In solidarity with the Palestinians in Gaza, the Houthis have targeted Israeli sites, cargo ships or those associated with Tel Aviv with missiles and drones, expressing their determination to continue operations until the end of the onslaught on the enclave.

A coalition led by the US has been conducting airstrikes since the beginning of 2024 that it said are targeting Houthi locations in parts of Yemen in response to attacks by the group on shipping in the Red Sea and the Gulf of Aden. The counter attacks have been occasionally met with retaliation from the group. With the intervention of Washington and London, the Houthis announced they consider all American and British ships military targets.

 

The world’s biggest humanitarian crisis: On Monday, November 25, the first cargo flight carrying critical drugs and medical supplies arrived in Sudan’s Blue Nile state, amid a worsening humanitarian crisis, the first humanitarian flight to the region since the conflict began 19 months ago. The planeload of medical supplies and medicines including antibiotics such as amoxicillin, which is used to treat bacterial infections such as pneumonia, landed at Damazine Airport after government approvals to use three airports in Sudan for aid deliveries.

Sudan is facing the world’s largest displacement crisis with more than 11 million people forced from their homes and 25.6 million people – about half of the population – suffering from severe hunger.

A recent surge in fighting in Blue Nile state last week displaced more than 5,400 households, adding to more than 406,121 people who have been displaced since the conflict began and who are in need of humanitarian aid including shelter, food and health care services.

At the same time, addressing the United Nations General Assembly on Tuesday, President Philémon Yang called for urgent collective action to address the humanitarian crisis in Sudan and stressed the shared responsibility of UN bodies to safeguard global peace and security. He voiced “grave concern” over the increasing use of veto power in the Council since 2022, referencing General Assembly resolution 77/262. That resolution, among others, mandated the General Assembly President to convene a meeting of the 193-member-body to discuss the situation in which the veto was cast.

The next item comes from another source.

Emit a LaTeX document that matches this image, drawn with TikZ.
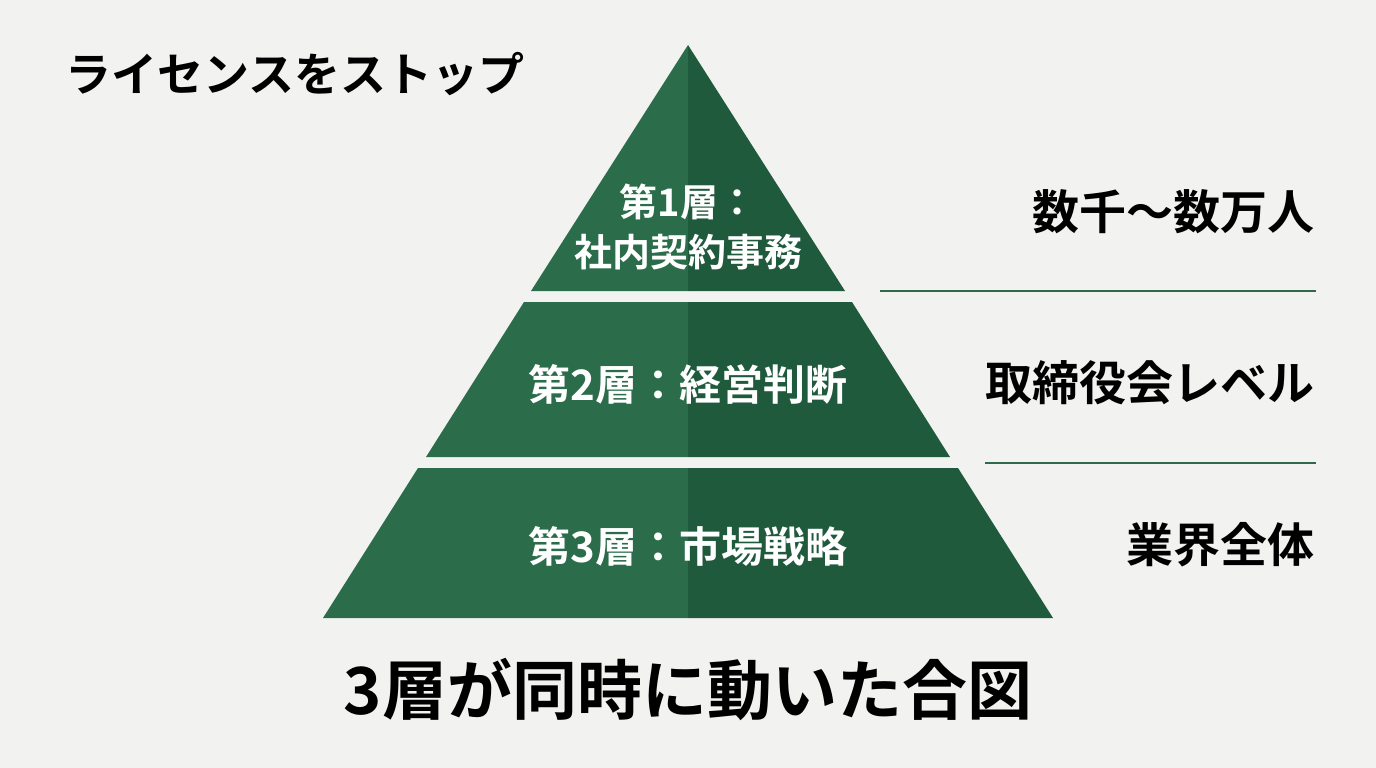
\documentclass[tikz,border=0pt]{standalone}
\usepackage{fontspec}
\newfontfamily\jp{Noto Sans CJK JP Bold}
\definecolor{bg}{HTML}{F2F2F0}
\definecolor{gl}{HTML}{2B6D4A}
\definecolor{gd}{HTML}{1F5A3D}
\definecolor{ln}{HTML}{2F6A4A}
\begin{document}
\begin{tikzpicture}[x=1pt,y=-1pt,
 tier/.style={font=\jp\fontsize{42}{52}\selectfont,text=white,align=center},
 lab/.style={font=\jp\fontsize{47}{56}\selectfont,anchor=east},
 sep/.style={draw=ln,line width=1.2pt}]
\fill[bg] (0,0) rectangle (1376,768);
\useasboundingbox (0,0) rectangle (1376,768);
% tier 1
\fill[gl] (688,45) -- (531,291) -- (688,291) -- cycle;
\fill[gd] (688,45) -- (845,291) -- (688,291) -- cycle;
% tier 2
\fill[gl] (688,302) -- (524,302) -- (426,457) -- (688,457) -- cycle;
\fill[gd] (688,302) -- (852,302) -- (950,457) -- (688,457) -- cycle;
% tier 3
\fill[gl] (688,468) -- (418,468) -- (323,618) -- (688,618) -- cycle;
\fill[gd] (688,468) -- (958,468) -- (1053,618) -- (688,618) -- cycle;
\node[tier,font=\jp\fontsize{38}{50}\selectfont] (t1) at (688,227) {第1層：\\社内契約事務};
\node[tier] (t2) at (688,384) {第2層：経営判断};
\node[tier] (t3) at (688,546) {第3層：市場戦略};
\node[font=\jp\fontsize{46}{52}\selectfont,anchor=west] (ti) at (62,74) {ライセンスをストップ};
\node[lab] (l1) at (1318,212) {数千〜数万人};
\node[lab] (l2) at (1318,383) {取締役会レベル};
\node[lab] (l3) at (1318,545) {業界全体};
\coordinate (a1) at (880,291); \coordinate (b1) at (1316,291);
\coordinate (a2) at (985,463); \coordinate (b2) at (1316,463);
\draw[sep] (a1) -- (b1);
\draw[sep] (a2) -- (b2);
\node[font=\jp\fontsize{65}{72}\selectfont] (bt) at (688,690) {3層が同時に動いた合図};
\end{tikzpicture}
\end{document}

“This alarming trend highlights, yet again, the urgent need for the General Assembly to take initiative on critical issues of peace and security when the Security Council finds itself paralyzed and unable to fulfil its core mandate,” Yang said. The negative vote by the permanent Council member earlier last month prevented the adoption of a draft resolution that would have strengthened measures to protect civilians and increase humanitarian access across Sudan.

 

What We’re Reading

Banking crisis in the making: Figures released by the BDL denote once more a significant discrepancy between the dollar-denominated deposits in Lebanese banks and the actual dollar reserves, Maan Barazy analysed, pointing out at how these indicators ring the bell of another banking crisis  in the country. 

 

Disabled and displaced: Rodayna Raydan reported on how the war has exacerbated the suffering of people with disabilities in Lebanon, as many had to leave behind their belongings and essential assistive devices such as wheelchairs, hearing aids, oxygen tanks, and other critical supplies; some have sought refuge in shelters ill-equipped to accommodate displaced individuals, while others were left to sleep on the streets.

 

A manufactured victory: Ramzi Abou Ismail shed light on the contradictory narratives behind the ceasefire agreement between Israel and Hezbollah.

 

Sea of trash: Valeria Rando interviewed environmental engineer Ziad Abi Chaker for NOW, drawing a timeline of waste mismanagement and the spread of landfills along the coasts of Lebanon.

 

Lebanon +

Anti-government forces in northwest Syria launched their biggest offensive in years. In the latest episode of Al-Jazeera Inside Story’s podcast, Bernard Smith debated with Qutaiba Idlibi, Senior policy adviser at the American Coalition for Syria, Omer Ozkizilcik, Director of Turkish Studies at the Omran Diraset Research Organization, and Caroline Rose, Director at the New Lines Institute, about the reasons why violence flared up again, and how it could possibly escalate.